* _Written problem_: Pictures stay out of the copy. Please reproduce only the lines between the one holding "Convert this chart to matplotlib code." and the one holding "from matplotlib.ticker import FixedLocator", inclusive.

* _Dataset rows_:
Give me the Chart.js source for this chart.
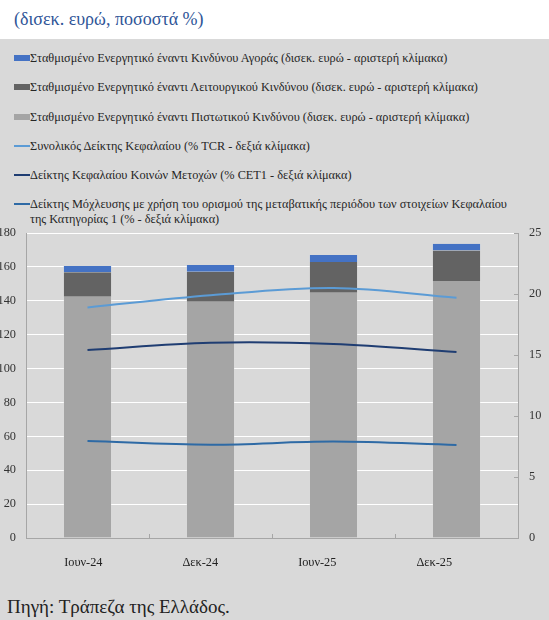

---

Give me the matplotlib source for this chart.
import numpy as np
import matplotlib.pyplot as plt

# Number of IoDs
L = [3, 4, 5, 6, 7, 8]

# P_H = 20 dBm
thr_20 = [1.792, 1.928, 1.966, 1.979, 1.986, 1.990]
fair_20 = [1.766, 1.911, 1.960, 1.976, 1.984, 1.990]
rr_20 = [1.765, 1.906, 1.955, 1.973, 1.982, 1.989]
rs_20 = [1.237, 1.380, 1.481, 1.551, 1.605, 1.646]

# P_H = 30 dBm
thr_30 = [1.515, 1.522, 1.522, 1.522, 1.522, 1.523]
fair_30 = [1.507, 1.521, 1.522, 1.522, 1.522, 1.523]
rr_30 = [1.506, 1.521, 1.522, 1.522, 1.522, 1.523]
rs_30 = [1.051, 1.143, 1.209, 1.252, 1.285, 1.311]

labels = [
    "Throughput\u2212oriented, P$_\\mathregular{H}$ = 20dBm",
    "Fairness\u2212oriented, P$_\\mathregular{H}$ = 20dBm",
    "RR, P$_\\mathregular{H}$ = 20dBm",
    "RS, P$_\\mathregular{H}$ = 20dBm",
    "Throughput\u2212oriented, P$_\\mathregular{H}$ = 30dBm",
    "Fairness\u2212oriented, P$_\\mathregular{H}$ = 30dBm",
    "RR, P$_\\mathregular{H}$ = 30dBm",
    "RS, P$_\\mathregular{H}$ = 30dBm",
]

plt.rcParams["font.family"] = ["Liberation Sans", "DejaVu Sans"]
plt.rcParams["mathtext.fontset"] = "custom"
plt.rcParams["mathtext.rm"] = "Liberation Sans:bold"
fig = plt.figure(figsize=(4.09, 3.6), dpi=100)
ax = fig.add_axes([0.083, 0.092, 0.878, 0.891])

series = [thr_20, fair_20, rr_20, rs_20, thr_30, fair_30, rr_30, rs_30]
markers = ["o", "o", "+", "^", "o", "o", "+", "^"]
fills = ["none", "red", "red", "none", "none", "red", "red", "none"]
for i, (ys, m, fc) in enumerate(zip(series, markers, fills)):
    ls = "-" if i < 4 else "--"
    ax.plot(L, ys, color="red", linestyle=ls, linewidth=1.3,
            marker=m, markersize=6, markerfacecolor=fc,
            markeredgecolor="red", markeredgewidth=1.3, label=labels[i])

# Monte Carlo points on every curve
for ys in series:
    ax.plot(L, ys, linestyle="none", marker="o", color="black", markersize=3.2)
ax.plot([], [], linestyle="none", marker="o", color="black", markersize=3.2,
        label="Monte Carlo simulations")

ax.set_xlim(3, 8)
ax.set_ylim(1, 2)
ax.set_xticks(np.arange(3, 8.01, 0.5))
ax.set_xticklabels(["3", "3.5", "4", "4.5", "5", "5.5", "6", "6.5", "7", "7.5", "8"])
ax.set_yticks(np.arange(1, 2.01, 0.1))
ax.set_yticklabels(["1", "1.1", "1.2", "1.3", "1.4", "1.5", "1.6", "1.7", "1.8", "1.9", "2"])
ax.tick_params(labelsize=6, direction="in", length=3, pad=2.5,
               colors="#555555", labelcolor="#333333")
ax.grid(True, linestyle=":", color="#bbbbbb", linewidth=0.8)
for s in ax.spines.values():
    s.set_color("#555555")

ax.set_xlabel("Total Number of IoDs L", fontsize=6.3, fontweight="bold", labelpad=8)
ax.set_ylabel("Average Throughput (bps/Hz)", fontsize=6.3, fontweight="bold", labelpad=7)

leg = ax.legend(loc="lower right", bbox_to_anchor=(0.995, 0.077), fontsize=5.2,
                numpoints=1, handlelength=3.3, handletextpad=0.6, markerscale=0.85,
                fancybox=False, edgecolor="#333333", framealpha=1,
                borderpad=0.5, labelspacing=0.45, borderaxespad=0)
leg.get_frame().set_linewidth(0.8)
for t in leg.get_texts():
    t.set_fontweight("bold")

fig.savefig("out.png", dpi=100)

==

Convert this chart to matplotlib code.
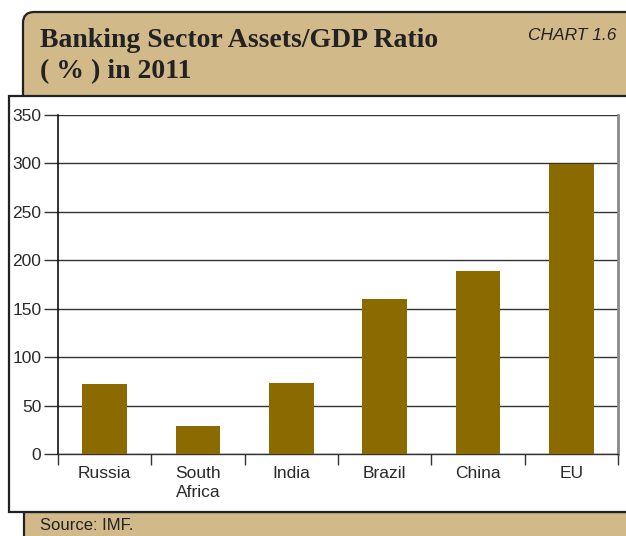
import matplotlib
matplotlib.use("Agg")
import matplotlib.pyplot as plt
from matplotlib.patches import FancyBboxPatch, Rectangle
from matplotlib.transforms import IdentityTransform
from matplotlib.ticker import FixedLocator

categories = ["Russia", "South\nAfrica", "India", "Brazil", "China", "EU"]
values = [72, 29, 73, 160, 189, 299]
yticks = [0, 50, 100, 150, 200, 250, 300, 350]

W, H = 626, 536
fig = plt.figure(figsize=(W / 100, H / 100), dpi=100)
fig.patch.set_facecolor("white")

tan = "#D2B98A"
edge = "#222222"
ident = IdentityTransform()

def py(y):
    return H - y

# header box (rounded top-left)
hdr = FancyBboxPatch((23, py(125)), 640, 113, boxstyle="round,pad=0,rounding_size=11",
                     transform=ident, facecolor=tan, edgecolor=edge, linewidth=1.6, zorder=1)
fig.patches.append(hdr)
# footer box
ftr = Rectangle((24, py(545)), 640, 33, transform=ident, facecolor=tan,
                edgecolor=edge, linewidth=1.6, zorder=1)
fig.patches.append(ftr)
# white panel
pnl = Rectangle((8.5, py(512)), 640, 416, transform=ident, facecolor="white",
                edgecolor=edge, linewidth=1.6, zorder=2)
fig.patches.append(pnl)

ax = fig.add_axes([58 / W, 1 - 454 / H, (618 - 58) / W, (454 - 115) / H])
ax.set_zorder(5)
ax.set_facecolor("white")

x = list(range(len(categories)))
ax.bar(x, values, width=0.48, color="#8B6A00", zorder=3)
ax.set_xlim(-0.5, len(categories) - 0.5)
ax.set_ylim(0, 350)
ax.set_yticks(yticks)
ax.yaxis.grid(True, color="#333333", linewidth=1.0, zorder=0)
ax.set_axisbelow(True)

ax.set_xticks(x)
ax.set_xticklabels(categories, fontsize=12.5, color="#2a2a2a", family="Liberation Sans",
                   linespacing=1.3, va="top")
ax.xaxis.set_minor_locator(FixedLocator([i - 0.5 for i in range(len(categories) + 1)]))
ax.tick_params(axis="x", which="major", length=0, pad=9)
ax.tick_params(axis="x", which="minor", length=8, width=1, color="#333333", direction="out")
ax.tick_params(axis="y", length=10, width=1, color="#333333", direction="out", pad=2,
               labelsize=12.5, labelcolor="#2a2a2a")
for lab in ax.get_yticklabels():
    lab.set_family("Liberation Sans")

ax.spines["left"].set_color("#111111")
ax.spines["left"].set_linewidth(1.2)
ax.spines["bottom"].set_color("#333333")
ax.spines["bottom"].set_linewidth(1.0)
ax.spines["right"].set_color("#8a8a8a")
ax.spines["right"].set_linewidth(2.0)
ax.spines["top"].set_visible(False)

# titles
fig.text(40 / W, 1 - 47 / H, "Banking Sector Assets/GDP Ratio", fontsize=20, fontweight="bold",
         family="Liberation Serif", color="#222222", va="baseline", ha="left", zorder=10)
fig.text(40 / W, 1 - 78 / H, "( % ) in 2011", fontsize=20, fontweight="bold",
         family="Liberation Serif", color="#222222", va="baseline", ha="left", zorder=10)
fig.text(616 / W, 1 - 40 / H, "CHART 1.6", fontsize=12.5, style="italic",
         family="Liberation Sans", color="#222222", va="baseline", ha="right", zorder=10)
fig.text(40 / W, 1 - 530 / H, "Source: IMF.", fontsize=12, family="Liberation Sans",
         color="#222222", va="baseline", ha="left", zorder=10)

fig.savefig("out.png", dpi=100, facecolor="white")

* _Correct answer_:
Convert this chart to matplotlib code.
import matplotlib
matplotlib.use("Agg")
import matplotlib.pyplot as plt
from matplotlib.patches import FancyBboxPatch, Rectangle
from matplotlib.transforms import IdentityTransform
from matplotlib.ticker import FixedLocator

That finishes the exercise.